SAKAI Toru 「 台韓は平和的政權交代に失敗 」

> コラム > 伊原吉之助教授の読書室


SAKAI Toru

      「 台韓は平和的政權交代に失敗 」



伊原註:これは ネット で 9.14 に流れた文章ですが、下記新刊に同趣旨が展開されてゐます。

  頗る參考になる好著なので、是非お讀みになりますやうに──


     酒井 亨

       『 加速する 「 脱・中國經濟 」  取り残された日本の行方──逃げ出す台灣、そして世界 』

                  ( 晋遊舎、2009.9.20 )   720圓+税




  台灣も韓國も 平和的政權交代の システム づくり と 民主主義確立に完全に失敗した!

  大統領經驗者の身の安全が保證されず、平和的政權交代ではない。

  而もをかしなことに、韓國では全斗煥と盧泰愚がのうのうと生きてゐる一方、


  盧武鉉は殺され、金大中も死んだ。


  台灣の陳水扁が 「 汚職 」 罪でろくな物證もなしに無期懲役判決とは!

  殆ど ナイジェリア や コンゴ・キンシャサ の クーデター並の事態。

  政權が代つて前任者を 「 汚職 」 で訴追し封殺するのは、後進國の常套手段である。

  事實、判決文は中國古典からの引用が多く、文學的・情緒的に流れて、物的證據の指摘皆無といふお粗末さ。


  因に戒嚴令時代の台灣、今の中國・北朝鮮では 「 汚職 」 は死刑に値する重罪であることから判るやうに、 「 汚職で重罰 」 はまともな法治國の發想ではない。

  戒嚴令時代の台灣では汚職は死刑なのに、最大の汚職犯=蒋介石は見逃され、專ら政敵抹殺の道具に墮してゐた。


  元首經驗者を逮捕・侮辱する行爲は、政治安定を破壞する。

  假令相手が ルイ16世と マリーアントワネット、ニコライ 2世、フセイン大統領の如き專制君主であつても、世界史的には行過ぎと判定される。

  フランス革命・ロシヤ革命の王殺しは世界史の汚點だし、フセイン處刑によつて世界に反米感情が擴つた。

  米國は昭和天皇を免罪したくせに フセイン を處刑し、盧武鉉や陳水扁を許さなかつた。

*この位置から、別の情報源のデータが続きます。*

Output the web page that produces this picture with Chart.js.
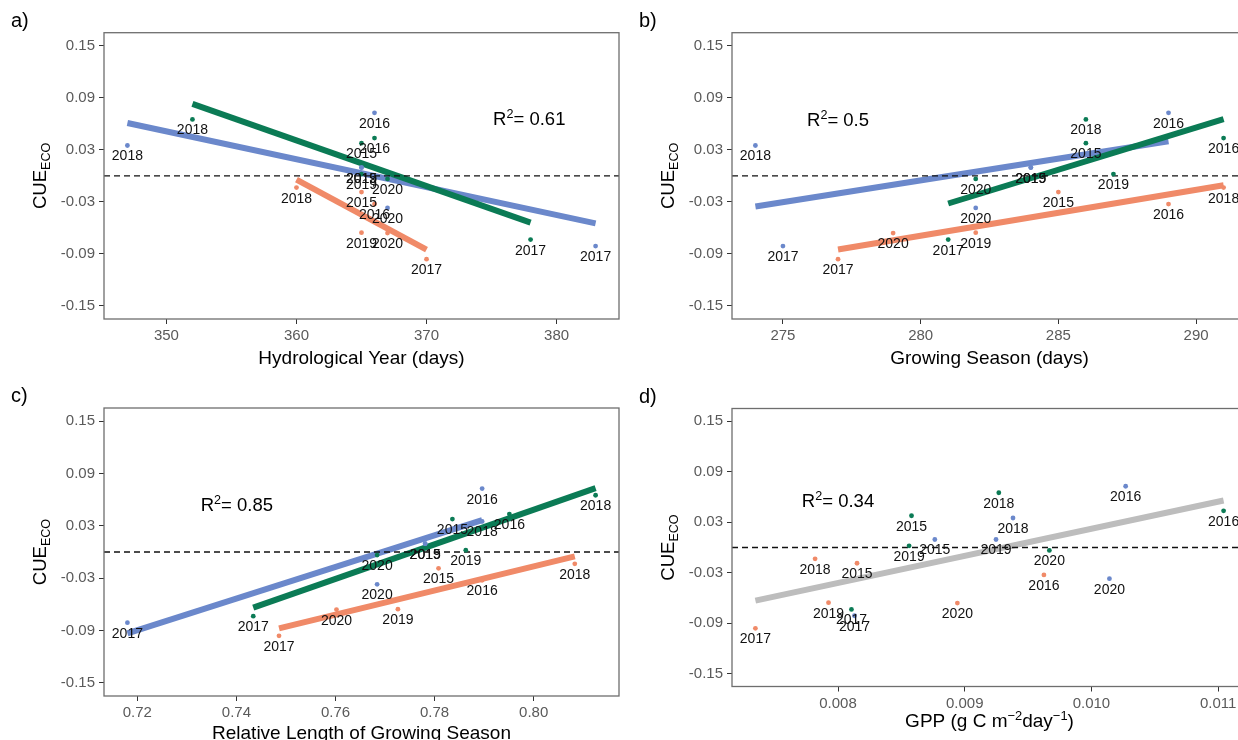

  陳水扁や盧武鉉は フセイン に並ぶほどの暴君なのか?

  どう見ても、人權促進などの功績の方が多かつたと思ふが。


  因に陳水扁について 「 一家の素行に問題あり 」 との情報操作が行はれ、台灣人の多くもそれに洗腦された。

  これは フランス革命後、マリーアントワネットが過剰に 「 贅澤だ 」 と フレームアップ された 狂氣に似てゐる。

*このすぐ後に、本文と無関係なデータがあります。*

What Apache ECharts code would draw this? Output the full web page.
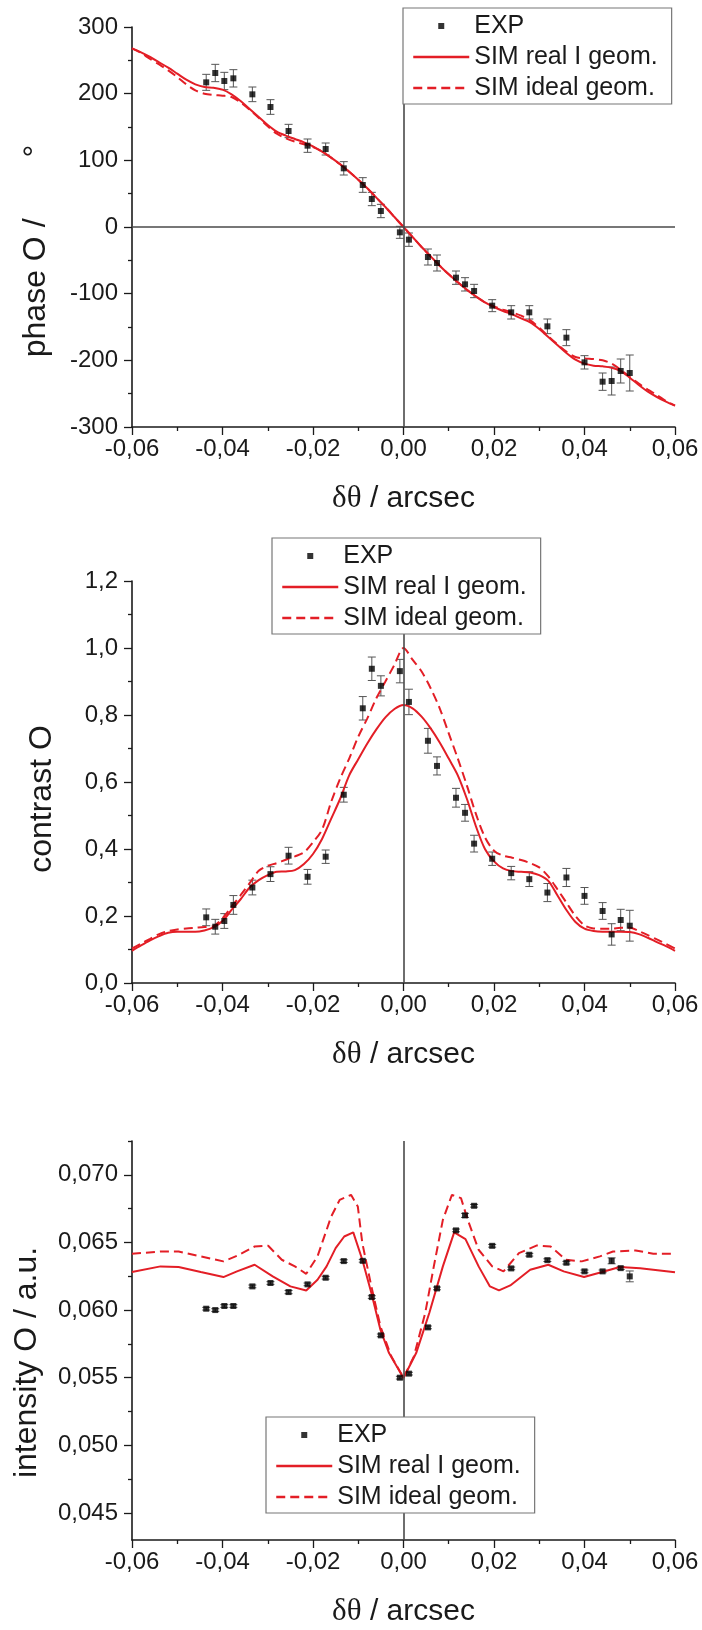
<!DOCTYPE html>
<html><head><meta charset="utf-8">
<script src="https://cdn.jsdelivr.net/npm/echarts@6/dist/echarts.min.js"></script>
<style>html,body{margin:0;padding:0;background:#fff}#c{width:702px;height:1630px}</style>
</head><body><div id="c"></div>
<script>
// ---------- data ----------
const expX = [-0.0436,-0.0416,-0.0396,-0.0376,-0.0334,-0.0294,-0.0254,-0.0212,-0.0172,-0.0132,-0.0090,-0.0070,-0.0050,-0.0008,0.0012,0.0054,0.0074,0.0116,0.0136,0.0156,0.0196,0.0238,0.0278,0.0318,0.0360,0.0400,0.0440,0.0460,0.0480,0.0500];

const phaseExp = [217,231,219,223,199,180,144,122,117,88,63,42,24,-8,-19,-45,-54,-76,-86,-96,-118,-128,-128,-149,-166,-203,-232,-231,-216,-219];
const phaseErr = [12,13,13,13,11,11,10,10,9,10,11,10,10,9,10,12,12,10,10,10,9,10,10,11,12,10,13,21,18,27];

const contrastExp = [0.196,0.168,0.185,0.233,0.285,0.325,0.380,0.317,0.377,0.562,0.820,0.938,0.887,0.931,0.839,0.723,0.648,0.553,0.508,0.416,0.371,0.328,0.310,0.270,0.315,0.260,0.215,0.145,0.188,0.171];
const contrastErr = [0.025,0.022,0.022,0.028,0.022,0.022,0.025,0.022,0.020,0.022,0.035,0.035,0.030,0.035,0.038,0.037,0.027,0.028,0.025,0.025,0.020,0.020,0.022,0.027,0.027,0.025,0.025,0.032,0.032,0.046];

const intensityExp = [0.0601,0.0600,0.0603,0.0603,0.06175,0.0620,0.06133,0.0619,0.06239,0.06362,0.06364,0.06096,0.05813,0.0550,0.0553,0.05872,0.0616,0.06589,0.0670,0.06771,0.06475,0.06308,0.06409,0.06369,0.0635,0.06286,0.06286,0.06364,0.0631,0.06249];
const intensityErr = [0.0001,0.0001,0.0001,0.0001,0.0001,0.0001,0.00012,0.0001,0.0001,0.0001,0.0001,0.0001,0.0001,0.0001,0.0001,0.0001,0.0001,0.0001,0.00015,0.0001,0.0001,0.0001,0.0001,0.0001,0.0001,0.0001,0.0001,0.00022,0.0001,0.0004];

const simX = [-0.060,-0.058,-0.056,-0.054,-0.052,-0.050,-0.048,-0.046,-0.044,-0.042,-0.040,-0.038,-0.036,-0.034,-0.032,-0.030,-0.028,-0.026,-0.024,-0.022,-0.020,-0.018,-0.016,-0.014,-0.012,-0.010,-0.008,-0.006,-0.004,-0.002,0,0.002,0.004,0.006,0.008,0.010,0.012,0.014,0.016,0.018,0.020,0.022,0.024,0.026,0.028,0.030,0.032,0.034,0.036,0.038,0.040,0.042,0.044,0.046,0.048,0.050,0.052,0.054,0.056,0.058,0.060];

const phaseReal = [268,262,255,247,239,230,221,214,210,209,206,199,189,177,165,153,143,137,132,127,121,113,104,94,83,71,58,44,30,15,0,-15,-30,-44,-58,-71,-83,-94,-104,-113,-120,-126,-131,-137,-143,-153,-165,-177,-189,-199,-205,-208,-209,-211,-216,-226,-237,-247,-255,-262,-268];
const phaseIdeal = [268,261,252,244,235,225,214,205,200,198,197,195,187,176,164,151,140,133,128,124,120,113,104,94,83,71,58,44,30,15,0,-15,-30,-44,-58,-71,-83,-94,-104,-113,-119,-124,-128,-133,-140,-151,-164,-176,-187,-195,-197,-198,-200,-205,-214,-225,-235,-244,-252,-261,-268];

const contrastReal = [0.096,0.112,0.127,0.140,0.150,0.153,0.153,0.153,0.157,0.166,0.185,0.218,0.250,0.285,0.307,0.322,0.332,0.333,0.337,0.355,0.385,0.430,0.490,0.550,0.620,0.668,0.715,0.757,0.793,0.818,0.830,0.820,0.795,0.760,0.718,0.670,0.620,0.550,0.468,0.400,0.363,0.342,0.334,0.332,0.330,0.322,0.305,0.262,0.218,0.182,0.162,0.155,0.153,0.153,0.153,0.152,0.146,0.135,0.122,0.110,0.096];
const contrastIdeal = [0.103,0.118,0.132,0.146,0.155,0.160,0.163,0.165,0.167,0.170,0.193,0.228,0.262,0.298,0.335,0.350,0.358,0.368,0.378,0.390,0.420,0.458,0.540,0.610,0.670,0.735,0.790,0.850,0.900,0.950,1.000,0.965,0.930,0.880,0.820,0.745,0.670,0.590,0.505,0.435,0.395,0.380,0.374,0.367,0.358,0.345,0.318,0.280,0.240,0.200,0.172,0.163,0.162,0.162,0.165,0.165,0.155,0.143,0.130,0.117,0.103];

const intRealX = [-0.060,-0.0537,-0.0497,-0.0448,-0.0398,-0.0368,-0.0329,-0.0289,-0.0250,-0.0215,-0.0190,-0.0170,-0.0150,-0.0131,-0.0111,-0.0091,-0.0071,-0.0051,-0.0032,0,0.0028,0.0057,0.0087,0.0112,0.0137,0.0166,0.0191,0.0211,0.0236,0.0280,0.0320,0.0354,0.0399,0.0439,0.0478,0.0523,0.060];
const intReal = [0.06281,0.06323,0.06318,0.06281,0.06244,0.06286,0.06335,0.06249,0.06175,0.06145,0.06224,0.06323,0.06458,0.06544,0.06574,0.06372,0.06126,0.05855,0.05682,0.05498,0.05682,0.05978,0.06323,0.06574,0.06525,0.06323,0.06175,0.06145,0.06182,0.06298,0.06335,0.06286,0.06244,0.06281,0.06318,0.0631,0.0628];
const intIdealX = [-0.060,-0.0537,-0.0497,-0.0448,-0.0398,-0.0368,-0.0329,-0.0299,-0.0269,-0.0240,-0.0215,-0.0190,-0.0160,-0.0141,-0.0116,-0.0101,-0.0091,-0.0071,-0.0051,-0.0027,0,0.0023,0.0048,0.0067,0.0087,0.0107,0.0127,0.0142,0.0166,0.0196,0.0221,0.0255,0.0295,0.0325,0.0359,0.0394,0.0434,0.0463,0.0513,0.0552,0.060];
const intIdeal = [0.06416,0.06433,0.06433,0.06397,0.0636,0.06401,0.0647,0.06475,0.06372,0.06323,0.06268,0.06397,0.0669,0.06815,0.06852,0.06766,0.06495,0.06175,0.05879,0.05658,0.0550,0.05658,0.05978,0.06323,0.06667,0.06852,0.06828,0.06667,0.06446,0.06323,0.06286,0.06421,0.06478,0.0647,0.06372,0.0636,0.06397,0.06433,0.06441,0.06416,0.06416];

const intensityTicks = [0.045,0.050,0.055,0.060,0.065,0.070];
const intensityMinorTicks = [0.0475,0.0525,0.0575,0.0625,0.0675,0.0725];

const NAMES = ['EXP','SIM real I geom.','SIM ideal geom.'];

// ---------- styling ----------
const FONT = '"Liberation Sans", Arial, sans-serif';
const RED = '#e31e26';
const INK = '#1a1a1a';
const GRIDS = [
  {left:132, top:27, width:543, height:400},
  {left:132, top:581, width:543, height:402},
  {left:132, top:1141, width:543, height:399}
];

function fmt(d){
  return function(v){
    if (Math.abs(v) < 1e-12) v = 0;
    return v.toFixed(d).replace('.', ',');
  };
}

function xAxis(i){
  return {
    type:'value', gridIndex:i, min:-0.06, max:0.06, interval:0.02,
    axisLine:{onZero:false, lineStyle:{color:INK, width:1.6}},
    axisTick:{length:8, lineStyle:{color:INK, width:1.3}},
    minorTick:{show:true, splitNumber:2, length:4, lineStyle:{color:INK, width:1.3}},
    splitLine:{show:false}, minorSplitLine:{show:false},
    axisLabel:{fontSize:24, fontFamily:FONT, color:INK, margin:10, formatter:fmt(2), showMinLabel:true, showMaxLabel:true},
    name:'{d|δθ} / arcsec', nameLocation:'middle', nameGap:56,
    nameTextStyle:{fontSize:30, fontFamily:FONT, color:INK,
      rich:{d:{fontSize:31, fontFamily:'"Liberation Serif", "DejaVu Serif", serif', color:INK}}}
  };
}

function yBase(i, name, gap, shiftDown, rich){
  const nts = {fontSize:32, fontFamily:FONT, color:INK, padding:[0, 2*shiftDown, 0, 0]};
  if (rich) nts.rich = rich;
  return {
    type:'value', gridIndex:i,
    axisLine:{show:true, onZero:false, lineStyle:{color:INK, width:1.6}},
    axisTick:{show:true, length:8, lineStyle:{color:INK, width:1.3}},
    splitLine:{show:false}, minorSplitLine:{show:false},
    name:name, nameLocation:'middle', nameRotate:90, nameGap:gap,
    nameTextStyle:nts
  };
}

const yAxes = [];
let y0 = yBase(0, '{t|phase O / }{g|°}', 80, 24, {
  t:{fontSize:32, fontFamily:FONT, color:INK},
  g:{fontSize:32, fontFamily:FONT, color:INK, padding:[0,0,0,52]}
});
Object.assign(y0, {min:-300, max:300, interval:100,
  minorTick:{show:true, splitNumber:2, length:4, lineStyle:{color:INK, width:1.3}},
  axisLabel:{fontSize:24, fontFamily:FONT, color:INK, margin:14}});
yAxes.push(y0);
let y1 = yBase(1, 'contrast O', 74, 17);
Object.assign(y1, {min:0, max:1.2, interval:0.2,
  minorTick:{show:true, splitNumber:2, length:4, lineStyle:{color:INK, width:1.3}},
  axisLabel:{fontSize:24, fontFamily:FONT, color:INK, margin:14, formatter:fmt(1)}});
yAxes.push(y1);
let y2 = yBase(2, 'intensity O / a.u.', 89, 22);
Object.assign(y2, {min:0.043, max:0.0725,
  axisTick:{show:true, length:8, customValues:intensityTicks, lineStyle:{color:INK, width:1.3}},
  axisLabel:{fontSize:24, fontFamily:FONT, color:INK, margin:14, formatter:fmt(3), customValues:intensityTicks}});
yAxes.push(y2);
yAxes.push({type:'value', gridIndex:2, position:'left', offset:0, min:0.043, max:0.0725,
  axisLine:{show:false, onZero:false}, axisLabel:{show:false}, splitLine:{show:false},
  axisTick:{show:true, length:4, customValues:intensityMinorTicks, lineStyle:{color:INK, width:1.3}}});

function errRender(params, api){
  const x = api.value(0), y = api.value(1), e = api.value(2);
  const t = api.coord([x, y + e]), b = api.coord([x, y - e]);
  const cw = 4, st = {stroke:'#555', lineWidth:1};
  return {type:'group', children:[
    {type:'line', shape:{x1:t[0], y1:t[1], x2:b[0], y2:b[1]}, style:st},
    {type:'line', shape:{x1:t[0]-cw, y1:t[1], x2:t[0]+cw, y2:t[1]}, style:st},
    {type:'line', shape:{x1:b[0]-cw, y1:b[1], x2:b[0]+cw, y2:b[1]}, style:st}
  ]};
}

function panelSeries(p, yIdx, rx, ry, ix, iy, ey, ee, smooth, zeroH){
  const mlData = [{xAxis:0}];
  if (zeroH) mlData.push({yAxis:0});
  return [
    {type:'custom', name:'zero'+p, xAxisIndex:p, yAxisIndex:yIdx, renderItem:errRender,
     data:expX.map((x,k)=>[x, ey[k], ee[k]]), z:3,
     markLine:{silent:true, symbol:['none','none'], label:{show:false}, animation:false,
       lineStyle:{color:'#4a4a4a', width:1.6, type:'solid'}, data:mlData}},
    {type:'line', name:NAMES[1], xAxisIndex:p, yAxisIndex:yIdx, symbol:'none', smooth:smooth,
     data:rx.map((x,k)=>[x, ry[k]]), lineStyle:{color:RED, width:2}, itemStyle:{color:RED}, z:4},
    {type:'line', name:NAMES[2], xAxisIndex:p, yAxisIndex:yIdx, symbol:'none', smooth:smooth,
     data:ix.map((x,k)=>[x, iy[k]]), lineStyle:{color:RED, width:2, type:[9,5]}, itemStyle:{color:RED}, z:4},
    {type:'scatter', name:NAMES[0], xAxisIndex:p, yAxisIndex:yIdx, symbol:'rect', symbolSize:6,
     data:expX.map((x,k)=>[x, ey[k]]), itemStyle:{color:'#000'}, z:5}
  ];
}

const EXP_ICON = 'path://M0,0M56,14M25,4h6v6h-6z';
function legend(left, top){
  return {
    orient:'vertical', left:left, top:top, itemWidth:56, itemHeight:14, itemGap:3,
    padding:[4,14,2,9], backgroundColor:'#fff', borderColor:'#777', borderWidth:1.2,
    selectedMode:false, z:10,
    textStyle:{fontSize:25, fontFamily:FONT, color:INK, lineHeight:28},
    data:[
      {name:NAMES[0], icon:EXP_ICON},
      {name:NAMES[1], itemStyle:{opacity:0}, lineStyle:{width:2.5}},
      {name:NAMES[2], itemStyle:{opacity:0}, lineStyle:{width:2.5}}
    ]
  };
}

const chart = echarts.init(document.getElementById('c'), null, {renderer:'canvas'});
chart.setOption({
  animation:false,
  backgroundColor:'#fff',
  grid:GRIDS,
  xAxis:[xAxis(0), xAxis(1), xAxis(2)],
  yAxis:yAxes,
  legend:[legend(403, 8), legend(272, 538), legend(266, 1417)],
  series:[].concat(
    panelSeries(0, 0, simX, phaseReal, simX, phaseIdeal, phaseExp, phaseErr, 0.3, true),
    panelSeries(1, 1, simX, contrastReal, simX, contrastIdeal, contrastExp, contrastErr, 0.3, false),
    panelSeries(2, 2, intRealX, intReal, intIdealX, intIdeal, intensityExp, intensityErr, false, false)
  )
});
</script></body></html>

  抑 「 一家の素行 」 は道徳問題であつても、法的問題にはならない。

  道義問題も民進黨支持層への道義的責任であつて、中國國民黨とは何の關係もない。

  國民黨政權下の司法が陳水扁を法的に斷罪し、無期懲役などと判決を下すのは、フランス革命の 「 舊體制抹殺 」 の狂氣に等しい。

  だから 台灣は もはや 救はれないと思ふ。


  それにしてもおかしいのは、曾て米軍が駐留してゐた際に米軍地位協定で台灣の司法が信頼できぬからと台灣側の關與を一切排除してきた米國が、そして同じ内容の協定を韓國に對して未だに維持してゐる米國政府と歐米メディアが、どうして陳水扁と盧武鉉については台韓の司法の 「 正當性 」 を信ずるのか?

  歐米のダブルスタンタードは今更始つたものではないが、この邊り、米國の言ふことを聽かなかつた陳水扁と盧武鉉を フセイン のやうに抹殺しようといふ米國の意圖を感じさせる。


  結論=台灣と韓國は、これで民主化に完全に失敗した。

  兩國はもはや民主國ではない。

  アジア でまともな民主國は日本だけ、といふのが、悲しい現實かも知れない。